Roanoke Times Copyright (c) 1995, Landmark Communications, Inc. DATE: MONDAY, May 2, 1994 TAG: 9405020040 SECTION: NATIONAL/INTERNATIONAL PAGE: A5 EDITION: METRO SOURCE: The New York Times DATELINE: NEWARK, DEL. LENGTH: Medium
"It's real clear that, in the '90s, people may find work but not work they're happy with," said Edgar J. Townsend, director of career services at the University of Delaware.
The university's student body reflects that of other major universities and the fortunes of its graduates in finding jobs parallel national trends.
Sixty-five percent of the university's 21,000 students, including 3,000 seniors, are from other states.

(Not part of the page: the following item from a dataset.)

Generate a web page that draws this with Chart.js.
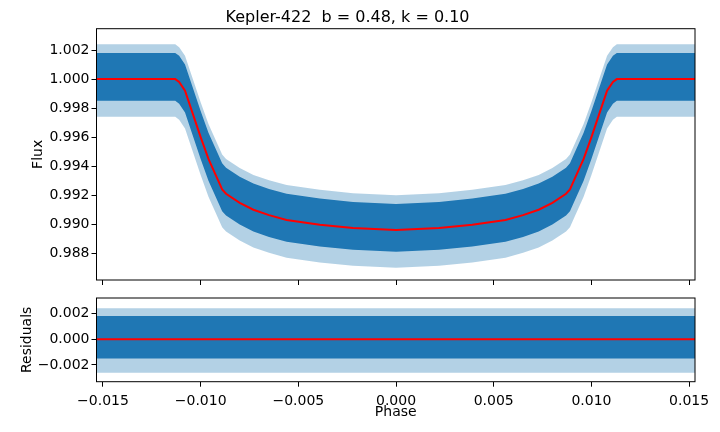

These days, they are discovering that good grades and grounding in Homer and history matter less than proficiency with computers, balance sheets and nursing.
Skills like these give graduates who held jobs while in college a considerable edge.
The salaries that even these students receive have barely budged in two years, however, despite the rising profits of business.
The College Placement Council in Bethlehem, Pa., says the starting salaries of business majors are a good example. Their average of $23,820 this year is 3 percent less than last year, the council said.
In his own annual poll of the University of Delaware's graduates, taken six months after they leave, Townsend found that the average starting salary fell last year for the first time in 15 years, to $24,385 from $24,761 in 1992.
For the first time, too, the best paid graduates were nurses, who started at an average of $32,858. They displaced engineers, who started at $32,298.
Delaware's seniors, like their peers nationwide, also have made a sobering discovery: "Fortune 500 companies are not available anymore," Townsend said, because so many are interested in cutting jobs.
The biggest company around, Du Pont in nearby Wilmington, once assured Delaware's top chemistry and engineering graduates lifetime employment. This year, for the first time in decades, Du Pontdid not send recruiters.